WHAT TO WORK ON:
Copy all the data exactly, except the pictures.

COLLECTED DATA:

==================================================

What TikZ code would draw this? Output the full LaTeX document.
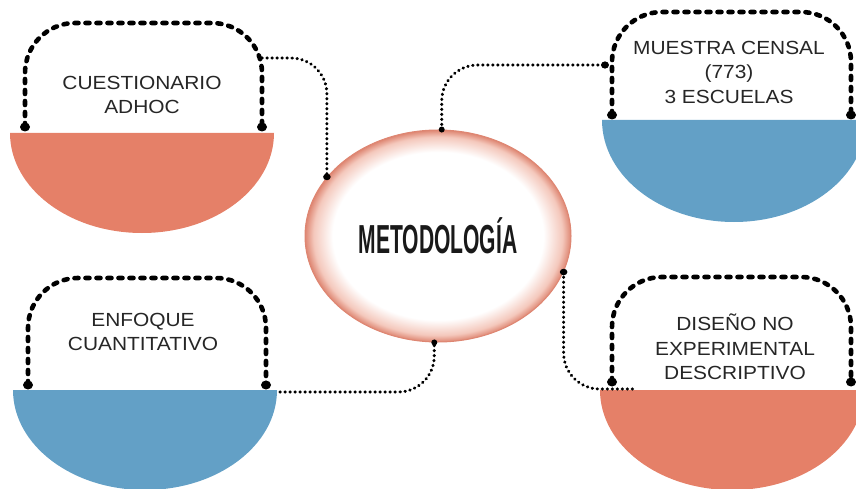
\documentclass[tikz,border=0pt]{standalone}
\usepackage{fontspec}
\setmainfont{Liberation Sans}
\newfontfamily\labfont{Liberation Sans}[FakeStretch=1.1]
\newfontfamily\metafont{Liberation Sans}[FakeStretch=0.52]
\usetikzlibrary{shapes.geometric}
\definecolor{salmon}{HTML}{E58068}
\definecolor{skyblue}{HTML}{63A0C6}
\definecolor{glowmid}{HTML}{F4C8BC}
\definecolor{glowedge}{HTML}{DE8672}
\definecolor{labcol}{HTML}{262626}
\pgfdeclareradialshading{glowshade}{\pgfpoint{0bp}{0bp}}{color(0bp)=(white); color(19.8bp)=(white); color(23.4bp)=(glowmid); color(25bp)=(glowedge); color(50bp)=(glowedge)}
\tikzset{
  dome/.style={draw=black, line width=4.6pt, line cap=round, dash pattern=on 4pt off 7pt, rounded corners=50pt},
  conn/.style={draw=black, line width=3.1pt, line cap=round, dash pattern=on 0.4pt off 4.6pt, rounded corners=36pt},
  label/.style={font=\labfont\fontsize{19}{24.5}\selectfont, text=labcol, align=center, inner sep=0pt},
  enddot/.style={fill=black},
}
\begin{document}
\begin{tikzpicture}[x=1pt,y=-1pt]
\useasboundingbox (0,0) rectangle (856,489);
% half disks
\fill[salmon] (274,133) arc[start angle=0,end angle=180,x radius=132,y radius=100] -- cycle;
\fill[skyblue] (866,120) arc[start angle=0,end angle=180,x radius=132,y radius=102] -- cycle;
\fill[skyblue] (277,390) arc[start angle=0,end angle=180,x radius=132,y radius=100] -- cycle;
\fill[salmon] (864,390) arc[start angle=0,end angle=180,x radius=132,y radius=100] -- cycle;
% dome coordinates
\coordinate (tlL) at (25,127);  \coordinate (tlR) at (262,127);  \coordinate (tlT) at (143.5,23);
\coordinate (trL) at (612,115); \coordinate (trR) at (851,115); \coordinate (trT) at (731.5,12);
\coordinate (blL) at (28,385);  \coordinate (blR) at (266,385);  \coordinate (blT) at (147,278);
\coordinate (brL) at (612,382); \coordinate (brR) at (851,382); \coordinate (brT) at (731.5,277);
% domes
\draw[dome] (tlL) |- (tlT) -| (tlR);
\draw[dome] (trL) |- (trT) -| (trR);
\draw[dome] (blL) |- (blT) -| (blR);
\draw[dome] (brL) |- (brT) -| (brR);
\foreach \p in {tlL,tlR,trL,trR,blL,blR,brL,brR} \fill[enddot] (\p) ellipse (5pt and 4.5pt);
% labels
\node[label] (tlText) at (142,95) {CUESTIONARIO\\ADHOC};
\node[label] (trText) at (729,72) {MUESTRA CENSAL\\(773)\\3 ESCUELAS};
\node[label] (blText) at (143,332) {ENFOQUE\\CUANTITATIVO};
\node[label] (brText) at (735,347) {DISEÑO NO\\EXPERIMENTAL\\DESCRIPTIVO};
% central ellipse
\node[ellipse, minimum width=266pt, minimum height=212pt, inner sep=0pt, shading=glowshade, draw=glowedge, line width=1pt] (m) at (438,236) {\metafont\bfseries\fontsize{40.5}{40}\selectfont\color{black!90} METODOLOGÍA};
% connector ends
\coordinate (tlc) at (262,58);
\coordinate (trc) at (605,65);
\coordinate (blc) at (280,392);
\coordinate (brc) at (637,389);
\draw[conn] (tlc) -| (m.152);
\draw[conn] (m.88) |- (trc);
\draw[conn] (blc) -| (m.268);
\draw[conn] (m.344) |- (brc);
\fill[enddot] (m.152) ellipse (3.8pt and 3.3pt);
\fill[enddot] (m.88) ellipse (3pt and 3pt);
\fill[enddot] (m.268) ellipse (3pt and 3pt);
\fill[enddot] (m.344) ellipse (3.8pt and 3.3pt);
\fill[enddot] (trc) ellipse (4pt and 3.6pt);
\end{tikzpicture}
\end{document}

==================================================

CORRECT RESULT:
What TikZ code would draw this? Output the full LaTeX document.
\documentclass[tikz,border=0pt]{standalone}
\usepackage{fontspec}
\setmainfont{Liberation Sans}
\newfontfamily\labfont{Liberation Sans}[FakeStretch=1.1]
\newfontfamily\metafont{Liberation Sans}[FakeStretch=0.52]
\usetikzlibrary{shapes.geometric}
\definecolor{salmon}{HTML}{E58068}
\definecolor{skyblue}{HTML}{63A0C6}
\definecolor{glowmid}{HTML}{F4C8BC}
\definecolor{glowedge}{HTML}{DE8672}
\definecolor{labcol}{HTML}{262626}
\pgfdeclareradialshading{glowshade}{\pgfpoint{0bp}{0bp}}{color(0bp)=(white); color(19.8bp)=(white); color(23.4bp)=(glowmid); color(25bp)=(glowedge); color(50bp)=(glowedge)}
\tikzset{
  dome/.style={draw=black, line width=4.6pt, line cap=round, dash pattern=on 4pt off 7pt, rounded corners=50pt},
  conn/.style={draw=black, line width=3.1pt, line cap=round, dash pattern=on 0.4pt off 4.6pt, rounded corners=36pt},
  label/.style={font=\labfont\fontsize{19}{24.5}\selectfont, text=labcol, align=center, inner sep=0pt},
  enddot/.style={fill=black},
}
\begin{document}
\begin{tikzpicture}[x=1pt,y=-1pt]
\useasboundingbox (0,0) rectangle (856,489);
% half disks
\fill[salmon] (274,133) arc[start angle=0,end angle=180,x radius=132,y radius=100] -- cycle;
\fill[skyblue] (866,120) arc[start angle=0,end angle=180,x radius=132,y radius=102] -- cycle;
\fill[skyblue] (277,390) arc[start angle=0,end angle=180,x radius=132,y radius=100] -- cycle;
\fill[salmon] (864,390) arc[start angle=0,end angle=180,x radius=132,y radius=100] -- cycle;
% dome coordinates
\coordinate (tlL) at (25,127);  \coordinate (tlR) at (262,127);  \coordinate (tlT) at (143.5,23);
\coordinate (trL) at (612,115); \coordinate (trR) at (851,115); \coordinate (trT) at (731.5,12);
\coordinate (blL) at (28,385);  \coordinate (blR) at (266,385);  \coordinate (blT) at (147,278);
\coordinate (brL) at (612,382); \coordinate (brR) at (851,382); \coordinate (brT) at (731.5,277);
% domes
\draw[dome] (tlL) |- (tlT) -| (tlR);
\draw[dome] (trL) |- (trT) -| (trR);
\draw[dome] (blL) |- (blT) -| (blR);
\draw[dome] (brL) |- (brT) -| (brR);
\foreach \p in {tlL,tlR,trL,trR,blL,blR,brL,brR} \fill[enddot] (\p) ellipse (5pt and 4.5pt);
% labels
\node[label] (tlText) at (142,95) {CUESTIONARIO\\ADHOC};
\node[label] (trText) at (729,72) {MUESTRA CENSAL\\(773)\\3 ESCUELAS};
\node[label] (blText) at (143,332) {ENFOQUE\\CUANTITATIVO};
\node[label] (brText) at (735,347) {DISEÑO NO\\EXPERIMENTAL\\DESCRIPTIVO};
% central ellipse
\node[ellipse, minimum width=266pt, minimum height=212pt, inner sep=0pt, shading=glowshade, draw=glowedge, line width=1pt] (m) at (438,236) {\metafont\bfseries\fontsize{40.5}{40}\selectfont\color{black!90} METODOLOGÍA};
% connector ends
\coordinate (tlc) at (262,58);
\coordinate (trc) at (605,65);
\coordinate (blc) at (280,392);
\coordinate (brc) at (637,389);
\draw[conn] (tlc) -| (m.152);
\draw[conn] (m.88) |- (trc);
\draw[conn] (blc) -| (m.268);
\draw[conn] (m.344) |- (brc);
\fill[enddot] (m.152) ellipse (3.8pt and 3.3pt);
\fill[enddot] (m.88) ellipse (3pt and 3pt);
\fill[enddot] (m.268) ellipse (3pt and 3pt);
\fill[enddot] (m.344) ellipse (3.8pt and 3.3pt);
\fill[enddot] (trc) ellipse (4pt and 3.6pt);
\end{tikzpicture}
\end{document}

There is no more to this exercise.